When things in IT go pear-shaped, that last thing you want to do is waste time prepping press releases and updates, time better spent ACTUALLY FIXING the problem. You post a message along the lines of "We're currently experiencing technical difficulties. Our technicians are working to resolve the issue, and we will restore service as soon as possible. We apologise for the inconvenience." Then you knuckle down to fixing it.

Distracting the techs with "How long is it going to be" questions simply pisses the techs off and makes it take even longer. People need to realise that when things like this happen, there IS a team of technicians working their bloody arses off to get the damn thing going again. The last thing we need is to be constantly harassed over how long it's going to take, or having some benighted suit threatening to relieve us of our jobs if the problem isn't fixed within the hour. Great - he's going to sack the people who are fixing the problem and take weeks more to hire and train our replacements. Believe me, we want it fixed every bit as badly as you do, so we can put our feet back up and go back to reading and posting on El Reg!

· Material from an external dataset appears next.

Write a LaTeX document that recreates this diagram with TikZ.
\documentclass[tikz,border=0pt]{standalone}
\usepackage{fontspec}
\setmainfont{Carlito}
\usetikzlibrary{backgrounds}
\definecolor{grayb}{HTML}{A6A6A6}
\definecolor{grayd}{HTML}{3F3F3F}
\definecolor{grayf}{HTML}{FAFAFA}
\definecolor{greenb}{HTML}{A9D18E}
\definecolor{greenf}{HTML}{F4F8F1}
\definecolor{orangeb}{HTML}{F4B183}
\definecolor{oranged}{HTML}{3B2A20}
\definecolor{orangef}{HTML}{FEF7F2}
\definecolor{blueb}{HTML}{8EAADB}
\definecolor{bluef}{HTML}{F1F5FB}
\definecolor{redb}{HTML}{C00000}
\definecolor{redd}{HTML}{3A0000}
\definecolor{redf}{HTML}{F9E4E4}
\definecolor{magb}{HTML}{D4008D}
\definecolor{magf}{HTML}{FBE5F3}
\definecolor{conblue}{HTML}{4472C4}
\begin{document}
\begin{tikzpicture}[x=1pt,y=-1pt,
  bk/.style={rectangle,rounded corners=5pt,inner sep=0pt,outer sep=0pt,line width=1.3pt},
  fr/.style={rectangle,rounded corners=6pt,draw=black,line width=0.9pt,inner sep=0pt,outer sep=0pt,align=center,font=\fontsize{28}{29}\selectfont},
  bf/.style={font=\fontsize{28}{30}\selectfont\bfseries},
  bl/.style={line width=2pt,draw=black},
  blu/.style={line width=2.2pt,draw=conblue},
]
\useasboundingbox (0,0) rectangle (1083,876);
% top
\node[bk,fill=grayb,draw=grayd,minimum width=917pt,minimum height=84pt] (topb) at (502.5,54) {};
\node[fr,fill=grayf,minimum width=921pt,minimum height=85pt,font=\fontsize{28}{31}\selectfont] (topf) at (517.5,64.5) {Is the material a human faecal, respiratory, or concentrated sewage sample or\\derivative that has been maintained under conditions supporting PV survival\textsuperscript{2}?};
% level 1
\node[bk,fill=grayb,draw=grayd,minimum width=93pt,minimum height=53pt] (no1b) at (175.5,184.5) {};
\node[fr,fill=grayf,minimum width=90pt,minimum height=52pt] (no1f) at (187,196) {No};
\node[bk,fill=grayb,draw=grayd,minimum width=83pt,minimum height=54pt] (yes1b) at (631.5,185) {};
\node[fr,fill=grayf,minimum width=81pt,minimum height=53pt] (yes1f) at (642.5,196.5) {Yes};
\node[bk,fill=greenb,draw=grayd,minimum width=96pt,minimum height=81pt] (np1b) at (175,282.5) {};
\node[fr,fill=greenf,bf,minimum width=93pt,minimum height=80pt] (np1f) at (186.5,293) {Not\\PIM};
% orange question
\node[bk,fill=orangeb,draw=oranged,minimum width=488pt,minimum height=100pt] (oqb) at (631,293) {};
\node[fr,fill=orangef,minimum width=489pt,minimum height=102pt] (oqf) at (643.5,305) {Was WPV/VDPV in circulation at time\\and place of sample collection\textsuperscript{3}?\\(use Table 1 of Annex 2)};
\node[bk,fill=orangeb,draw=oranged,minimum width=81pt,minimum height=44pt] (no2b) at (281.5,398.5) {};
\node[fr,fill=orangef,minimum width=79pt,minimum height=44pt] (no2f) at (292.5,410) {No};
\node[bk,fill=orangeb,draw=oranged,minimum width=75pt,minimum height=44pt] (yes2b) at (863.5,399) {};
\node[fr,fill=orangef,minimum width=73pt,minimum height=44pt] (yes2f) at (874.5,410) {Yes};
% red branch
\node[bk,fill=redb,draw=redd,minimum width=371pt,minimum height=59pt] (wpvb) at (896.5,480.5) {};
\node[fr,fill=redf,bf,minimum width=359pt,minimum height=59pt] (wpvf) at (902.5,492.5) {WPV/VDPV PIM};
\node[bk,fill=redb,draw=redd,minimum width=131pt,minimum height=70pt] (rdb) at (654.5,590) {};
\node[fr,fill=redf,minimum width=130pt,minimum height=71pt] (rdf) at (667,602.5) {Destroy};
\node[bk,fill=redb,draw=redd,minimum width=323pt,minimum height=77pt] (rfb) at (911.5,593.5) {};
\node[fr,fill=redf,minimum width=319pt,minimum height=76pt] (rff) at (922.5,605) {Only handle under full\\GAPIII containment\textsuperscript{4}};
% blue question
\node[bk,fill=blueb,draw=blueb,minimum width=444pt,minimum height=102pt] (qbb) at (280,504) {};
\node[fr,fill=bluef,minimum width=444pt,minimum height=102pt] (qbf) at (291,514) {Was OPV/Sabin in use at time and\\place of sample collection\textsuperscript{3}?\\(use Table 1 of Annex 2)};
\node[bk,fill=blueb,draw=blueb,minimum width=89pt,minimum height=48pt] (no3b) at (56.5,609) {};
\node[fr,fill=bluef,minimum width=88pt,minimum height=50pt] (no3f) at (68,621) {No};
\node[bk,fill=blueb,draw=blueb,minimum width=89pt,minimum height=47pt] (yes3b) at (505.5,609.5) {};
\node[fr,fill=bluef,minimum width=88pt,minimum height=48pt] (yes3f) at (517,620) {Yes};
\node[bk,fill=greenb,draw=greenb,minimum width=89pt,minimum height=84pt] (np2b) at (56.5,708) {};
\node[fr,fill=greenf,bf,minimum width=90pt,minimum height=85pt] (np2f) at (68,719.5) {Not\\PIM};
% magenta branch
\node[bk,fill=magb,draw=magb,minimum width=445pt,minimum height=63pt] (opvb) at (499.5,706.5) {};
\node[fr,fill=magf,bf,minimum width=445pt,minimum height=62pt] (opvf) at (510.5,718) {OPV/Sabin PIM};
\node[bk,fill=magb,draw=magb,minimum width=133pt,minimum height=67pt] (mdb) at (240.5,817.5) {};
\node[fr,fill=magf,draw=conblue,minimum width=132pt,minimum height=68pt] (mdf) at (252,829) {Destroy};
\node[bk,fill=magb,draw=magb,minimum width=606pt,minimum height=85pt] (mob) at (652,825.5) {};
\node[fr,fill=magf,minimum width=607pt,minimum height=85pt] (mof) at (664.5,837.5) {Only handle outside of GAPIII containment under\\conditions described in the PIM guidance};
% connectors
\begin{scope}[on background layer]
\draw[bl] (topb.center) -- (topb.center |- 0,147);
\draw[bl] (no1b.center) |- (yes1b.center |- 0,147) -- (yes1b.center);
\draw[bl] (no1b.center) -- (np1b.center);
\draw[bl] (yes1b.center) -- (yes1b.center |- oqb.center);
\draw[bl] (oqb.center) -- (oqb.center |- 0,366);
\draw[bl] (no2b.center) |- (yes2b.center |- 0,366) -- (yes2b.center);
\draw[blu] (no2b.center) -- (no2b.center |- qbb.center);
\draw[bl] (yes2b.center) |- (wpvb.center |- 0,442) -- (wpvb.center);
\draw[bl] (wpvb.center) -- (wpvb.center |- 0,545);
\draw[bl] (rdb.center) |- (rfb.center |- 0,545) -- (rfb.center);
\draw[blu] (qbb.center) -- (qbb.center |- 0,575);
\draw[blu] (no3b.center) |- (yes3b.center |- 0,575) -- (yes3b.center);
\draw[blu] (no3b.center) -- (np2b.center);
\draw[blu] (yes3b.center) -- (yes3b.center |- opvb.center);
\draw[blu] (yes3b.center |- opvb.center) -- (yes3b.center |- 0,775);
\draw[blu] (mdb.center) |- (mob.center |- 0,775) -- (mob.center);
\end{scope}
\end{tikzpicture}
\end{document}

It takes as long as it takes to isolate the problem and develop and implement a solution. Screaming and jumping up and down and threatening to go elsewhere or sack people isn't going to make it go any faster; we're only human and we can only think and act so fast.

So the next time you see an "apologise for the inconvenience" message, picture in your head a bunch of stressed-out geeks running around pulling apart circuitry and frantically coding patches with a stick-wielding boss standing over them threatening to destroy their livelihoods. And CHILL. Don't ask us how long it's going to take. It'll be fixed as quickly as we damn well can fix it!

michael Weissman

Amazon suffers Paradox of Excellence 

The book, The Paradox of Excellence well explains what Amazon is going through right now.

The paradox of excellence is the better you perform, the more your performance becomes invisible - from everything but bad news. Clearly, Amazon web services has just delivered bad news - a major service outage. Right now, people are focused on the bad news, instead of the otherwise outstanding performance.

Amazon's mistake has been to assume that customers will always value outstanding performance. They don't. They need to be reminded. Amazon's value needs to beconstantly reinforced in developers' minds.

Of course, Amazon needs to fix the issues that allowed this outage to happen. But of equal importance, Amazon needs to communicate its value more effectively, too.

Jon

"and the S3 rep didn't post again until they resolved the issue." 

maybe because they were focusing on fixing it?

(I see Steve Roper beat me too it, agree totally)

Magnus

To the two techies above 

When you have to make a decision as a company as to how you should respond to an outage having a rough idea as to how long it is going to last is essential. That's why customers demand ETAs and some feedback, it isn't just to make your day even more miserable.

Now, I'd also say that there should be a good CS/CR team fielding the flak and keeping customers updated, so that the techies can focus on fixing things. An information blackout is never acceptable though.

Simon B

well done to Amazon for resolving the outage quickly 

Thumb Up

Yes feedback could have been better BUT, I say well done to Amazon for getting it back up so quickly. All too often I read about outages that go on , and on and on, and when it say it's been restored lots of people shout oh no it hasn't!

So well done Amazon on getting it back up so quickly.

Patrick O'Reilly

Cloud Computing eh... 

Perfect timing for Sun to swoop in with their new offering.